Su Girolamo Comi, Poesie. Spirito d’armonia Canto per Eva Fra lacrime e preghiere

di Francesca Fistetti

L’eccentrica e “attardata” figura di Girolamo Comi (1890-1968), cofondatore con Arturo Onofri della minoritaria “linea orfica” nella poesia italiana del Novecento, conferma appieno l’esigenza, ancora tutta da soddisfare, di un canone poetico policentrico e multidirezionale, che tracci finalmente una mappa delle divaricazioni dai circuiti egemonici e dei loro acquisti sorprendentemente innovativi. In quest’ottica si colloca il bel volume affidato alle preziose cure di Antonio Lucio Giannone e Simone Giorgino, Poesie. Spirito d’armonia Canto per Eva Fra lacrime e preghiere, Neviano (Lecce), Musicaos Editore, 2019, che propone al grande pubblico le tre principali raccolte poetiche di Comi. La pregevole edizione è corredata di tre densi contributi ‒ quelli dei due curatori Giannone e Giorgino, a cui si affianca il fine intervento di Fabio Moliterni ‒ che accompagnano con agilità d’analisi e acutezza critica pure i lettori meno avveduti lungo le molteplici diramazioni, talvolta ardue teoricamente, di un percorso poetico e intellettuale estremamente singolare nelle nostre lettere, come i tre studiosi a vario titolo non mancano di rilevare.

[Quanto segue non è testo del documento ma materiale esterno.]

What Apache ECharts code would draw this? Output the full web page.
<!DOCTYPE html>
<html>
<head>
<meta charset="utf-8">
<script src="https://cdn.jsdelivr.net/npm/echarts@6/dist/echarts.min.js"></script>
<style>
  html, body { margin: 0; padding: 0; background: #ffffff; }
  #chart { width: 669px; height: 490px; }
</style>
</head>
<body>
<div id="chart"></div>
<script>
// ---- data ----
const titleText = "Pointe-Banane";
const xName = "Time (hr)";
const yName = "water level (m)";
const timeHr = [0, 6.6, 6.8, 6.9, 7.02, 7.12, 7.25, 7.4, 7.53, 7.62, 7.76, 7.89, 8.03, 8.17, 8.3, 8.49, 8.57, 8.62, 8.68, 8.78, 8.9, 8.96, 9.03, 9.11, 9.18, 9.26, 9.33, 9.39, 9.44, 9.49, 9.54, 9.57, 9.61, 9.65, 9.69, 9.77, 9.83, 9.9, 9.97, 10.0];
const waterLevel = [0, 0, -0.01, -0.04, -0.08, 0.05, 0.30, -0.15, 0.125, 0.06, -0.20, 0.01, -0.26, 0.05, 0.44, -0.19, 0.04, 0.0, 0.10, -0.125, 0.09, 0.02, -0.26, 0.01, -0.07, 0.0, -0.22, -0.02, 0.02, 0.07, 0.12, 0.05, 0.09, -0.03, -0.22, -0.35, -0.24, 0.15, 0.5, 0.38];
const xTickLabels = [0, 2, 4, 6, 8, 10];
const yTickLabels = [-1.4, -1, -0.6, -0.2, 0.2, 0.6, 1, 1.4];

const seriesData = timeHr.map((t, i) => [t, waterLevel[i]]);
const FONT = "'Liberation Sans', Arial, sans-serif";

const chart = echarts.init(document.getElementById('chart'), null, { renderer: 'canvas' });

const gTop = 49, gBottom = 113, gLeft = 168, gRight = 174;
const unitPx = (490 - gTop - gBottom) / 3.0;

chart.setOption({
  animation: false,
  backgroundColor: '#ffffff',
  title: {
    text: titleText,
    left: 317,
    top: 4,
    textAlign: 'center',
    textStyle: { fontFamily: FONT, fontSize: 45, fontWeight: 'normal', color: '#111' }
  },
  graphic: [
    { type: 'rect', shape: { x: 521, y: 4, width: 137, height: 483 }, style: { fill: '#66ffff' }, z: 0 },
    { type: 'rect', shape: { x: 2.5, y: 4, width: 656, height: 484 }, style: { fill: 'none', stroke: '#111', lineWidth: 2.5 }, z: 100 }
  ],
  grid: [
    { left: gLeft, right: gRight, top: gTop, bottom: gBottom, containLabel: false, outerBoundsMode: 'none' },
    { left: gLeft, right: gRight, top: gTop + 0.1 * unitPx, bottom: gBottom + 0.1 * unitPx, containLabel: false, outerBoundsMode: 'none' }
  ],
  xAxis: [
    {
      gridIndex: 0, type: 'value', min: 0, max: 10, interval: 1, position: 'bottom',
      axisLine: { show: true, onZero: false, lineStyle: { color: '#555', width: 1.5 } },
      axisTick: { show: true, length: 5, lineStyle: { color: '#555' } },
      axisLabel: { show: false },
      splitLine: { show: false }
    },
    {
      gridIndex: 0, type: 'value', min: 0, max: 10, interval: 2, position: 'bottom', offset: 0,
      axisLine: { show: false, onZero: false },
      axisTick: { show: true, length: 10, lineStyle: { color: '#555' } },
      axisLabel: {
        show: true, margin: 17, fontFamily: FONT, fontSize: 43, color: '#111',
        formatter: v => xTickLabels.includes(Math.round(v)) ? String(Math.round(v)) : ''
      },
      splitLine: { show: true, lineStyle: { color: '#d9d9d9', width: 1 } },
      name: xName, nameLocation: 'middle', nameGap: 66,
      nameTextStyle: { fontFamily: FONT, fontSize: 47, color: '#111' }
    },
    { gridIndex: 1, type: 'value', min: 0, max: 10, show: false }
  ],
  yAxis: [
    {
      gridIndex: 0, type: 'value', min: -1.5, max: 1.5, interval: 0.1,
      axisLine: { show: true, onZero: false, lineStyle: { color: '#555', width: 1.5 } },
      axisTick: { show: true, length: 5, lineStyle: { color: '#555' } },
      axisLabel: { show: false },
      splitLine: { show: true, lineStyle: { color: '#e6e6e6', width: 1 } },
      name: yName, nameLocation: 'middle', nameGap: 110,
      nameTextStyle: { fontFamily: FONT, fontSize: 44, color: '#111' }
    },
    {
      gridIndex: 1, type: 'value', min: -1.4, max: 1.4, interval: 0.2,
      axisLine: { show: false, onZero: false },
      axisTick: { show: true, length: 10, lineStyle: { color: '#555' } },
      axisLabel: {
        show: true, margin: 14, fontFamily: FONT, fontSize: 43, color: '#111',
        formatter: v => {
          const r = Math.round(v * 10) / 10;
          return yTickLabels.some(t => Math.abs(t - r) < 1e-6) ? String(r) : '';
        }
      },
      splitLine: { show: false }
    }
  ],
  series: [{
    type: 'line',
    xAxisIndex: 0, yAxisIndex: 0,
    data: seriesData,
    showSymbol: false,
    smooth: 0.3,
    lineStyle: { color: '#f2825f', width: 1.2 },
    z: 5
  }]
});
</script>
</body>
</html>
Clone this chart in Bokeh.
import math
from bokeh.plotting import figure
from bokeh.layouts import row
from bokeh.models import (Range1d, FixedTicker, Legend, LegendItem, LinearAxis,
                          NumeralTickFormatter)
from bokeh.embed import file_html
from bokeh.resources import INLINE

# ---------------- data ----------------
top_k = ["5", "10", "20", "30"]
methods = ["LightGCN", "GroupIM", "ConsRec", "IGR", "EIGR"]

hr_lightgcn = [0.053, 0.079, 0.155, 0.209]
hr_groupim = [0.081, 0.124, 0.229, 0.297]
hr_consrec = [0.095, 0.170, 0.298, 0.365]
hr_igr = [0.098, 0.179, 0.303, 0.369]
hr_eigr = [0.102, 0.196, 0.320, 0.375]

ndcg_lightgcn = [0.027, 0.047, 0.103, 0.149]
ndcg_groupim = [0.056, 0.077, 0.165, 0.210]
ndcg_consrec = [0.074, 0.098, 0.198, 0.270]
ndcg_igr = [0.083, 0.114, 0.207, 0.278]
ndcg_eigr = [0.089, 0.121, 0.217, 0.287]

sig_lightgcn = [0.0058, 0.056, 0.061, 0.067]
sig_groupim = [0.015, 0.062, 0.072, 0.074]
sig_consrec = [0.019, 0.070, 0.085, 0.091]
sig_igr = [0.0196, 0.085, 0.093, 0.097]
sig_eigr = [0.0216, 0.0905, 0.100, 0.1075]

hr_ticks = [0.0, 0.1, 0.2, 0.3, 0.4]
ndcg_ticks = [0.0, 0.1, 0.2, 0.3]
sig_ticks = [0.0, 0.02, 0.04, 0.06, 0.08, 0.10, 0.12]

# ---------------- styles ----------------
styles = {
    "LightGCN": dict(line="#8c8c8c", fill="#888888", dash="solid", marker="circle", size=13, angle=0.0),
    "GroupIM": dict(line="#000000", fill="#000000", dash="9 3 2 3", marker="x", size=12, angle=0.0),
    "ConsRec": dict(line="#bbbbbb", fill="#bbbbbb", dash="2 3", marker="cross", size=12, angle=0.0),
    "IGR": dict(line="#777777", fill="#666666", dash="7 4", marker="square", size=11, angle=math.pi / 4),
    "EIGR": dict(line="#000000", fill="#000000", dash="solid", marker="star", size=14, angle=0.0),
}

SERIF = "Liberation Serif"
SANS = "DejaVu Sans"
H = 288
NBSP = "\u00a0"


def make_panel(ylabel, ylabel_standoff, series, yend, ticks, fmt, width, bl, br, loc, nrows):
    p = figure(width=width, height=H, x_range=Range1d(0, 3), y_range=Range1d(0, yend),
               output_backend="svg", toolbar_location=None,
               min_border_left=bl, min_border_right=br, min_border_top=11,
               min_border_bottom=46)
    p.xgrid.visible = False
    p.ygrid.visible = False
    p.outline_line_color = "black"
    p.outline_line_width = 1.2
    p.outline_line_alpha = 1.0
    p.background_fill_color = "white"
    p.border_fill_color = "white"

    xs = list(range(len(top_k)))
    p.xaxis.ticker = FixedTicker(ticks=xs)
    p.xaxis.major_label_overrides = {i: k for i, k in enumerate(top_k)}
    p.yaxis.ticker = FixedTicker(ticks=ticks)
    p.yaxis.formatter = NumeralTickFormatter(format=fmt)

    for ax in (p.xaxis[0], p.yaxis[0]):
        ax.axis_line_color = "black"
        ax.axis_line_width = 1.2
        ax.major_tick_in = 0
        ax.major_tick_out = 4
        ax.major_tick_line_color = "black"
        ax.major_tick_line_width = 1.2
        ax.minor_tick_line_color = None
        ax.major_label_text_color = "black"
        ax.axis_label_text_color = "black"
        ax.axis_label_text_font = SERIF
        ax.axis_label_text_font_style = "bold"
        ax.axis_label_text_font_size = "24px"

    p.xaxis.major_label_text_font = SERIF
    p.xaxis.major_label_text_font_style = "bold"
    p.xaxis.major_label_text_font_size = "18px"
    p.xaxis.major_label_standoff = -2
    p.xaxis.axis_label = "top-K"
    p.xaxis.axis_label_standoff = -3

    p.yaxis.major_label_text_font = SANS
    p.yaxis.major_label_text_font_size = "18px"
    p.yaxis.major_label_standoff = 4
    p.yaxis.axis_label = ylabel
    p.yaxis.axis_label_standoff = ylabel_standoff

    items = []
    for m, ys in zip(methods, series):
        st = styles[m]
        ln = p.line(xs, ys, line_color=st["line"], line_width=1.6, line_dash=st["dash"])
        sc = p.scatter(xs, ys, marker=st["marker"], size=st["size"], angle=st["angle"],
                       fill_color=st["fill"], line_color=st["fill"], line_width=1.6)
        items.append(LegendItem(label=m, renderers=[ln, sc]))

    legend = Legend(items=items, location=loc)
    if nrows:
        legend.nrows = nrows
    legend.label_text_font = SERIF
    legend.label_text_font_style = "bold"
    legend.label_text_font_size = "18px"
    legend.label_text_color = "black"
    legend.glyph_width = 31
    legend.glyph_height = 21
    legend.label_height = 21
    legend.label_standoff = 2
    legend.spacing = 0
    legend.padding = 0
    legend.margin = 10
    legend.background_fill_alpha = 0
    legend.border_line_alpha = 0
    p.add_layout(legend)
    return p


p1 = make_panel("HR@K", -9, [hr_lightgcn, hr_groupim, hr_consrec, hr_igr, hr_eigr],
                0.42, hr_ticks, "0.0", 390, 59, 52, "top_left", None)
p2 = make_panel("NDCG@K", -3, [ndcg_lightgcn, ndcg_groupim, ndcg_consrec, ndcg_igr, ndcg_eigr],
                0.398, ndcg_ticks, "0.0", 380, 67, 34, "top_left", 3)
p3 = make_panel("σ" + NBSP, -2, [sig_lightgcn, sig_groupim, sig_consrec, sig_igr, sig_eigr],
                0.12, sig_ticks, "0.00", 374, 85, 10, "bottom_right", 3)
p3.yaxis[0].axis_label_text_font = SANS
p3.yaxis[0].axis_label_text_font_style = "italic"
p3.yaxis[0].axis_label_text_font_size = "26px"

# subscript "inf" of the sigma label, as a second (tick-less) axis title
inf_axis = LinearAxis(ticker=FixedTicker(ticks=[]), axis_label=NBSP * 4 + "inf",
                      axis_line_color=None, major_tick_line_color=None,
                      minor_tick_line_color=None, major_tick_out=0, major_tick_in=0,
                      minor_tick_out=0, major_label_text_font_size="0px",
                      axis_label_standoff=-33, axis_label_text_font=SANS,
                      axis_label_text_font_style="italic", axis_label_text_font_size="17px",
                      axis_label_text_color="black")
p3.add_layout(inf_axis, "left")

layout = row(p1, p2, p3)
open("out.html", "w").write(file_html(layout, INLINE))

Figura scarsamente nota agli specialisti e per questo tuttora assente da manuali e antologie, Comi sconta la sua estraneità o anacronismo da «ritardatario delle lettere» (Pasolini) non solo per via della marginalità dovuta alla sua dislocazione geografica, ma anche per avere pubblicato le sue opere in autoedizioni diffuse sul territorio nazionale in un numero ridotto di esemplari. A tali ragioni estrinseche va però aggiunto un dato altrettanto essenziale per comprendere fin da subito la inquieta personalità artistica di Comi, ovvero la sua attitudine elitaria ed egotistica, nata dal rifiuto opposto alla “volgarità” dell’industrialismo borghese, che lo inchioda in una reattiva «postura solitaria» (Moliterni, p. 300), da ierofante di una rinnovata religione dell’arte. Isolamento, ça va sans dire, comune alla maggioranza degli intellettuali e scrittori della sua generazione, irrimediabilmente frustrati dallo scadimento di ogni prestigio sociale, ma che nel poeta di Lucugnano favorirà progressivamente l'(auto)esilio in «una dimensione “cosmica” e metastorica» (Giannone, p. XX).